The expression of endothelial nitric oxide synthase (eNOS) by circulating bone marrow progenitor cells (BMPCs) contributes to myocardial recovery. A, BMPCs from wild-type (WT) mice, BMPCs from eNOS-knockout (KO) mice, or saline was intravenously injected into WT mice 24 hours after ischemia/reperfusion (IR) injury. Echocardiographic assessments of left ventricular fractional shortening (LV FS) were performed before IR injury and 7 to 28 days afterward. B through D, DiI-labeled WT BMPCs, DiI-labeled eNOS-KO BMPCs, or saline was intravenously injected into WT mice 24 hours after IR injury, along with treatment with subcutaneous injections of AMD3100 or saline. Mice were euthanized 2 days later (ie, 3 days after IR injury). §Bonferroni-adjusted P<0.05 vs saline; #P<0.05 and ##P<0.01 vs before injection. B, Incorporation of the injected cells was evaluated by quantifying the number of DiI-positive cells in the area at risk (AAR). Scale bar=100 μm. C, Sections from the AAR were stained with terminal deoxynucleotidyl transferase dUTP nick-end labeling (TUNEL; green), stained with fluorescent anti–α-sarcomeric actin (a-SA) antibodies (red), and counterstained with DAPI (blue). Scale bar=100 μm. Apoptosis was quantified as the number of TUNEL⁺ cells. D, Infarct size and AAR were assessed via in vivo microsphere perfusion and triphenyltetrazolium chloride staining; viable tissue appears deep red and the infarcted region is colorless. The ratio of the area of the infarct to the AAR was presented as a percentage. *P<0.05 and **P<0.01, ^#P<0.05 and ^##P<0.01 vs the same intravenous injection (ie, saline, WT BMPCs, or eNOS-KO BMPCs) in animals treated with subcutaneous injections of saline. A, n=4 to 5 per treatment group at each time point; B, n=3 to 5 per group; C, n=3 to 7 per group; D, n=4 to 7 per group. acLDL indicates acetylated low-density lipoprotein; and HPF, high-power field.

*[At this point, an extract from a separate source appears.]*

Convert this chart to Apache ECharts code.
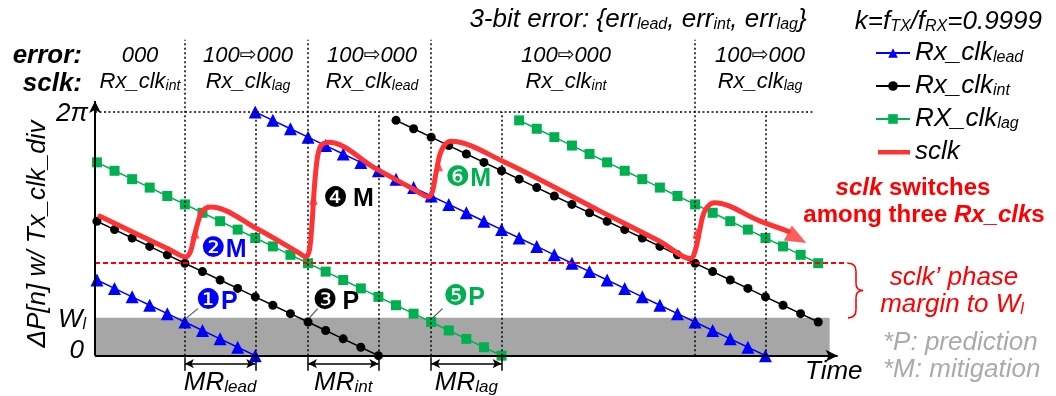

To determine whether the expression of eNOS by circulating BMPCs contributes to myocardial recovery by increasing the incorporation and whether AMD3100 enhances the incorporation of circulating BMPCs, WT and eNOS-KO EPCs were labeled with DiI and intravenously injected into WT mice 24 hours after IR injury and treatment with AMD3100 or saline. Mice were euthanized 3 days after IR injury for histological analyses. Neither the type of cell injected (ie, eNOS-KO or WT) nor the treatment administered (ie, AMD3100 or saline) significantly influenced the incorporation of injected cells (Figure 6B). Nevertheless, apoptotic cells were significantly less common and infarct sizes were significantly smaller in mice administered WT BMPCs than in mice administered eNOS-KO BMPCs, regardless of treatment group, and measurements in mice administered eNOS-KO BMPCs did not differ significantly from those in saline-treated mice (Figure 6C and 6D).

Collectively, these observations suggest that the expression of eNOS by circulating BMPCs does not have a role in their recruitment and incorporation but does contribute to cardiac protection. Therefore, the greater number of BM-derived endothelial cells observed in the AAR of AMD3100-treated mice (Figure 3C) appears to evolve primarily through enhanced BMPC mobilization, which subsequently increases the number of the progenitors available in the circulation, rather than by directly influencing the recruitment and incorporation of circulating cells.